Yes, yes and yes. And Mozilla have been selling out their user’s data since the day they took money from Google.
This is honestly what annoys me more than anything about Mozilla: they pretend to be champions for privacy, but they aren’t. And people fall for it. They are controlled opposition. They are the social democrats of the privacy world: channeling privacy supporters into their compromise (and compromised) position and painting the radicals as unreasonable dreamers.
If they were to finally die, that would probably be good for online privacy. A real non-corrupt free software fork of chromium could take off with built-in ad blocking and actually good privacy defaults. Firefox is sucking the oxygen out of the room right now.
Ultimately all tracking and data collecting besides what’s absolutely necessary needs to be declared 100% illegal. I have no hope Mozilla will help in this fight at all.
Starting from paragraph 2, I could replace “Mozilla” and “chromium” vice versa and your comment would actually hold true.
I just think that when Firefox dies, maintaining a chromium fork with Google tracking crap ripped out is going to be way easier than continuing development on Firefox, and can be done by way fewer people.
Firefox will take down Tor Project with it. Chromium/Blink is that bad. Also, Firefox allows user.js and userchrome.css modifications, something unparalleled in Blink/WebKit world.
Firefox is not going anywhere. Google is scared of antitrust and antimonopoly lawsuits.
My eyes also popped out of my sockets, so I read the Mozilla blog source article. It is just a proposal to W3C, as it stands. And since this is NOT something proprietary like FLoC and particularly NOT meant as an alternative tracking method, there seems to be more to it than what the anti Mozilla and pro Chromium squads want to believe.
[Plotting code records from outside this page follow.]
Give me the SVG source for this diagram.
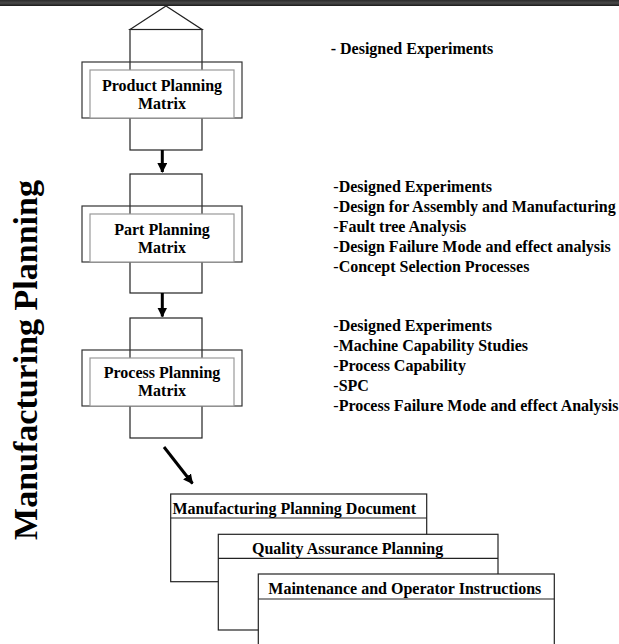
<svg xmlns="http://www.w3.org/2000/svg" width="619" height="644" viewBox="0 0 619 644">
  <style>
    .t { font-family: "Liberation Serif", "Times New Roman", serif; font-weight: bold; font-size: 16px; fill: #000; }
    .c { text-anchor: middle; }
    .n { font-weight: normal; }
    .frame { fill: none; stroke: #222; stroke-width: 1.2; }
    .outer { fill: none; stroke: #333; stroke-width: 1.2; }
    .inner { fill: #fff; stroke: #999; stroke-width: 1.2; }
    .doc { fill: #fff; stroke: #222; stroke-width: 1.2; }
    .rule { stroke: #222; stroke-width: 1.2; }
    .arrow { stroke: #000; stroke-width: 3; fill: none; }
  </style>
  <defs>
    <linearGradient id="bar" x1="0" y1="0" x2="0" y2="1">
      <stop offset="0" stop-color="#2a2a2a"/>
      <stop offset="0.5" stop-color="#4a4a4a"/>
      <stop offset="1" stop-color="#1a1a1a"/>
    </linearGradient>
    <marker id="head" viewBox="0 0 10 10" refX="9" refY="5" markerWidth="3.3" markerHeight="3.3" orient="auto" markerUnits="strokeWidth">
      <path d="M0,0 L10,5 L0,10 Z" fill="#000"/>
    </marker>
  </defs>

  <rect width="619" height="644" fill="#fff"/>
  <rect x="0" y="0" width="619" height="6" fill="url(#bar)"/>

  <!-- side title -->
  <g id="side-title">
    <text class="t" font-size="34" style="font-size:34px" text-anchor="middle" transform="translate(37,360) rotate(-90)">Manufacturing Planning</text>
  </g>

  <!-- matrix stages -->
  <g id="product-planning">
    <path class="frame" d="M130,29.5 L166,6 L202,29.5 Z"/>
    <rect class="frame" x="130" y="29.5" width="72" height="120.5"/>
    <rect class="outer" x="82" y="62" width="160" height="56"/>
    <rect class="inner" x="90" y="70" width="144" height="48"/>
    <text class="t c" x="162" y="91">Product Planning</text>
    <text class="t c" x="162" y="109">Matrix</text>
  </g>

  <g id="part-planning">
    <rect class="frame" x="130" y="174" width="72" height="119"/>
    <rect class="outer" x="82" y="206" width="160" height="56"/>
    <rect class="inner" x="90" y="214" width="144" height="48"/>
    <text class="t c" x="162" y="234.5">Part Planning</text>
    <text class="t c" x="162" y="252.5">Matrix</text>
  </g>

  <g id="process-planning">
    <rect class="frame" x="130" y="318" width="72" height="120"/>
    <rect class="outer" x="82" y="350" width="160" height="56"/>
    <rect class="inner" x="90" y="358" width="144" height="48"/>
    <text class="t c" x="162" y="378">Process Planning</text>
    <text class="t c" x="162" y="396">Matrix</text>
  </g>

  <!-- connectors -->
  <g id="connectors">
    <line class="arrow" x1="162.3" y1="150" x2="162.3" y2="172" marker-end="url(#head)"/>
    <line class="arrow" x1="162.3" y1="293" x2="162.3" y2="316.5" marker-end="url(#head)"/>
    <line class="arrow" x1="164" y1="447" x2="192.5" y2="483.5" stroke-width="2.6" marker-end="url(#head)"/>
  </g>

  <!-- output documents, stacked -->
  <g id="doc-manufacturing">
    <rect class="doc" x="170.7" y="494" width="256" height="87.7"/>
    <line class="rule" x1="170.7" y1="518" x2="426.7" y2="518"/>
    <text class="t" x="172.5" y="514">Manufacturing Planning Document</text>
  </g>

  <g id="doc-quality">
    <rect class="doc" x="218.3" y="534.3" width="279.7" height="95.7"/>
    <line class="rule" x1="218.3" y1="558.3" x2="498" y2="558.3"/>
    <text class="t" x="252" y="554">Quality Assurance Planning</text>
  </g>

  <g id="doc-maintenance">
    <rect class="doc" x="258.3" y="574" width="296" height="80"/>
    <line class="rule" x1="258.3" y1="599" x2="554.3" y2="599"/>
    <text class="t" x="268.3" y="594.3">Maintenance and Operator Instructions</text>
  </g>

  <!-- supporting methods -->
  <g id="methods-product">
    <text class="t" x="330.7" y="54">- Designed Experiments</text>
  </g>

  <g id="methods-part">
    <text class="t" x="333.3" y="192"><tspan class="n">-</tspan>Designed Experiments</text>
    <text class="t" x="333.3" y="212"><tspan class="n">-</tspan>Design for Assembly and Manufacturing</text>
    <text class="t" x="333.3" y="232"><tspan class="n">-</tspan>Fault tree Analysis</text>
    <text class="t" x="333.3" y="252"><tspan class="n">-</tspan>Design Failure Mode and effect analysis</text>
    <text class="t" x="333.3" y="272"><tspan class="n">-</tspan>Concept Selection Processes</text>
  </g>

  <g id="methods-process">
    <text class="t" x="333.3" y="331"><tspan class="n">-</tspan>Designed Experiments</text>
    <text class="t" x="333.3" y="351"><tspan class="n">-</tspan>Machine Capability Studies</text>
    <text class="t" x="333.3" y="371"><tspan class="n">-</tspan>Process Capability</text>
    <text class="t" x="333.3" y="391"><tspan class="n">-</tspan>SPC</text>
    <text class="t" x="333.3" y="411"><tspan class="n">-</tspan>Process Failure Mode and effect Analysis</text>
  </g>
</svg>
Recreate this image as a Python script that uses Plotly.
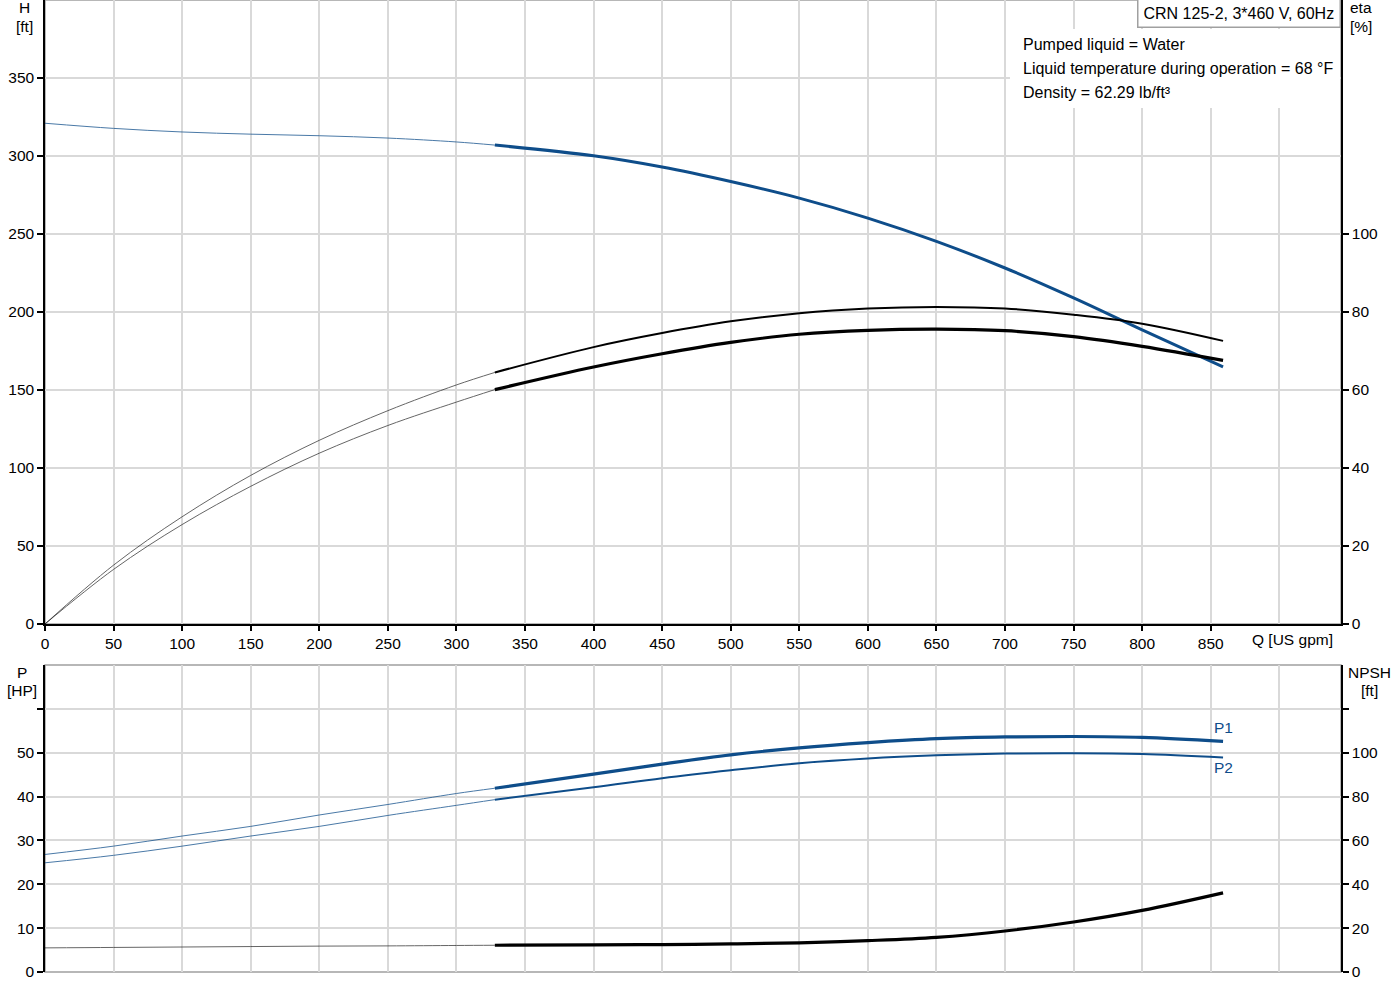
import plotly.graph_objects as go

# ---------------- data ----------------
Q = [0, 50, 100, 150, 200, 250, 300, 328, 400, 450, 500, 550, 600, 650, 700, 750, 800, 859]
H = [321, 317.7, 315.4, 314, 313, 311.5, 309, 307, 300.1, 292.9, 283.6, 273.0, 260.2, 245.3, 228.2, 209.0, 188.5, 164.9]
ETA_A = [0, 15.1, 27.5, 38.1, 47.1, 54.7, 61.3, 64.5, 71.0, 74.6, 77.6, 79.7, 80.9, 81.3, 80.9, 79.3, 77.0, 72.6]
ETA_B = [0, 14.0, 25.5, 35.3, 43.8, 50.9, 56.9, 60.1, 65.9, 69.3, 72.2, 74.3, 75.3, 75.6, 75.2, 73.7, 71.2, 67.6]
P1 = [26.8, 28.7, 31.0, 33.2, 35.8, 38.2, 40.7, 41.9, 45.1, 47.4, 49.5, 51.1, 52.3, 53.2, 53.6, 53.7, 53.5, 52.6]
P2 = [24.9, 26.6, 28.7, 31.0, 33.2, 35.7, 38.0, 39.3, 42.1, 44.2, 46.0, 47.6, 48.7, 49.4, 49.8, 49.9, 49.7, 48.9]
NPSH = [11.0, 11.2, 11.4, 11.6, 11.8, 11.9, 12.1, 12.2, 12.4, 12.5, 12.8, 13.3, 14.3, 15.8, 18.7, 22.8, 28.1, 36.1]
SPLIT = 7  # index where the operating range (thick line) starts

Q_TICKS = [0, 50, 100, 150, 200, 250, 300, 350, 400, 450, 500, 550, 600, 650, 700, 750, 800, 850]
H_TICKS = [0, 50, 100, 150, 200, 250, 300, 350]
ETA_TICKS = [0, 20, 40, 60, 80, 100]
P_TICKS = [0, 10, 20, 30, 40, 50, 60]
P_TEXT = ["0", "10", "20", "30", "40", "50", ""]
NPSH_TICKS = [0, 20, 40, 60, 80, 100, 120]
NPSH_TEXT = ["0", "20", "40", "60", "80", "100", ""]

INFO_LINES = ["Pumped liquid = Water",
              "Liquid temperature during operation = 68 °F",
              "Density = 62.29 lb/ft³"]
TITLE = "CRN 125-2, 3*460 V, 60Hz"

# ---------------- styling ----------------
BLUE = "#0e4d8a"
BLACK = "#000000"
GRID = "#d9d9d9"
FONT = "Liberation Sans, Arial, sans-serif"
FS = 15.5
W, HGT = 1400, 1000
ML, MR, MT, MB = 45, 59, 0, 28
PW, PH = W - ML - MR, HGT - MT - MB


def px_x(px):
    return (px - ML) / PW


def px_y(py):
    return 1 - (py - MT) / PH


fig = go.Figure()


def add_curve(y, color, thick, xaxis, yaxis, thin_opacity=0.75):
    fig.add_trace(go.Scatter(x=Q[:SPLIT + 1], y=y[:SPLIT + 1], mode="lines",
                             line=dict(color=color, width=1, shape="spline", smoothing=1.0),
                             opacity=thin_opacity, xaxis=xaxis, yaxis=yaxis,
                             hoverinfo="skip", showlegend=False))
    fig.add_trace(go.Scatter(x=Q[SPLIT:], y=y[SPLIT:], mode="lines",
                             line=dict(color=color, width=thick, shape="spline", smoothing=1.0),
                             xaxis=xaxis, yaxis=yaxis, hoverinfo="skip", showlegend=False))


add_curve(H, BLUE, 3, "x", "y")
add_curve(ETA_A, BLACK, 2, "x", "y2", 0.6)
add_curve(ETA_B, BLACK, 3.2, "x", "y2", 0.6)
add_curve(P1, BLUE, 3.2, "x2", "y3")
add_curve(P2, BLUE, 2, "x2", "y3")
add_curve(NPSH, BLACK, 3.2, "x2", "y4", 0.6)

TOP_DOM = [px_y(624), 1]
BOT_DOM = [0, px_y(665)]
XR = [0, 945]

common_x = dict(range=XR, tickvals=Q_TICKS, showgrid=True, gridcolor=GRID, gridwidth=1.5,
                zeroline=False, minor=dict(tickvals=[900], showgrid=True, gridcolor=GRID,
                                           gridwidth=1.5, ticks=""),
                tickfont=dict(family=FONT, size=FS, color="black"))

fig.update_layout(
    width=W, height=HGT, autosize=False,
    margin=dict(l=ML, r=MR, t=MT, b=MB, pad=0),
    paper_bgcolor="white", plot_bgcolor="white",
    font=dict(family=FONT, size=FS, color="black"),
    showlegend=False,
    xaxis=dict(domain=[0, 1], anchor="y", ticks="outside", ticklen=5, tickwidth=1.5,
               tickcolor="black", showline=True, linecolor="black", linewidth=1.5,
               **common_x),
    yaxis=dict(domain=TOP_DOM, anchor="x", range=[0, 400], tickvals=H_TICKS,
               ticks="outside", ticklen=6, tickwidth=1.5, tickcolor="black",
               showline=True, linecolor="black", linewidth=1.5,
               showgrid=True, gridcolor=GRID, gridwidth=1.5, zeroline=False,
               tickfont=dict(family=FONT, size=FS, color="black")),
    yaxis2=dict(overlaying="y", side="right", anchor="x", range=[0, 160], tickvals=ETA_TICKS,
                ticks="outside", ticklen=6, tickwidth=1.5, tickcolor="black",
                showline=True, linecolor="black", linewidth=1.5,
                showgrid=False, zeroline=False,
                tickfont=dict(family=FONT, size=FS, color="black")),
    xaxis2=dict(domain=[0, 1], anchor="y3", showticklabels=False, ticks="",
                showline=False, **common_x),
    yaxis3=dict(domain=BOT_DOM, anchor="x2", range=[0, 70], tickvals=P_TICKS, ticktext=P_TEXT,
                ticks="outside", ticklen=6, tickwidth=1.5, tickcolor="black",
                showline=True, linecolor="black", linewidth=1.5,
                showgrid=True, gridcolor=GRID, gridwidth=1.5, zeroline=False,
                tickfont=dict(family=FONT, size=FS, color="black")),
    yaxis4=dict(overlaying="y3", side="right", anchor="x2", range=[0, 140],
                tickvals=NPSH_TICKS, ticktext=NPSH_TEXT,
                ticks="outside", ticklen=6, tickwidth=1.5, tickcolor="black",
                showline=True, linecolor="black", linewidth=1.5,
                showgrid=False, zeroline=False,
                tickfont=dict(family=FONT, size=FS, color="black")),
)

# panel frames (grey)
fig.add_shape(type="rect", xref="x domain", yref="y domain", x0=0, x1=1, y0=0, y1=1,
              line=dict(color="#a0a0a0", width=1.5), layer="below")
fig.add_shape(type="rect", xref="x2 domain", yref="y3 domain", x0=0, x1=1, y0=0, y1=1,
              line=dict(color="#a0a0a0", width=1.5), layer="below")
# white area behind info text
fig.add_shape(type="rect", xref="paper", yref="paper", x0=px_x(1010), x1=px_x(1340),
              y0=px_y(108), y1=px_y(29), fillcolor="white", line=dict(width=0), layer="above")

ann = []


def label(text, px, py, xanchor="center", yanchor="middle", size=FS, **kw):
    ann.append(dict(text=text, xref="paper", yref="paper", x=px_x(px), y=px_y(py),
                    xanchor=xanchor, yanchor=yanchor, showarrow=False,
                    font=dict(family=FONT, size=size, color="black"), **kw))


label("H", 24, 8)
label("[ft]", 24, 26)
label("eta", 1361, 8)
label("[%]", 1361, 26)
label("P", 22, 672)
label("[HP]", 22, 690)
label("NPSH", 1369, 672)
label("[ft]", 1369, 690)
label("Q [US gpm]", 1292, 639)
for i, t in enumerate(INFO_LINES):
    label(t, 1021, 44 + 24 * i, xanchor="left", size=16)

ann.append(dict(text=TITLE, xref="paper", yref="paper", x=1, y=1, xanchor="right",
                yanchor="top", showarrow=False, bgcolor="white", bordercolor="#a0a0a0",
                borderwidth=1.5, borderpad=5, yshift=2,
                font=dict(family=FONT, size=FS + 0.5, color="black")))

ann.append(dict(text="P1", xref="x2", yref="y3", x=Q[-1], y=P1[-1], yshift=14,
                showarrow=False, font=dict(family=FONT, size=FS, color=BLUE)))
ann.append(dict(text="P2", xref="x2", yref="y3", x=Q[-1], y=P2[-1], yshift=-10,
                showarrow=False, font=dict(family=FONT, size=FS, color=BLUE)))

fig.update_layout(annotations=ann)

fig.write_html("out.html", config={"displayModeBar": False},
               post_script="document.body.style.margin='0';document.body.style.overflow='hidden';")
Why is this reactionary attitude going on? It happened with the “deplatforming” article, and now this.
How many people are not okay with USA Big Tech corpos submitting patches to Linux kernel? Did you stop using Linux and choose… Windows or MacOS due to it?
I don’t think there’s any anti-mozilla, pro-chromium squads roaming the wilds, but yeah, Mozilla has not fallen, they’re just working on a spec, with engineers from facebook, to enhance privacy.
The reason why I said it’s a good thing: do you honestly trust the likes of facebook/google to design something privacy oriented, even if their intentions are entirely honest? No, of course not. Regardless of their intention, they have been built, as companies on principles opposing such design. They had to be. They don’t have the people, the experience, the methodology, the principles etc.
So it’s great to see them joined by someone who does (Mozilla) who I’m sure they’ll respect if they want to have the proposal accepted not just by W3C, but the greater community.
GrapheneOS squad, for example, is anti Mozilla and pro Chromium, and is a massive internet troll group. There are some anti Mozilla stans with Chromium based recommendations on Lemmy doing the rounds too.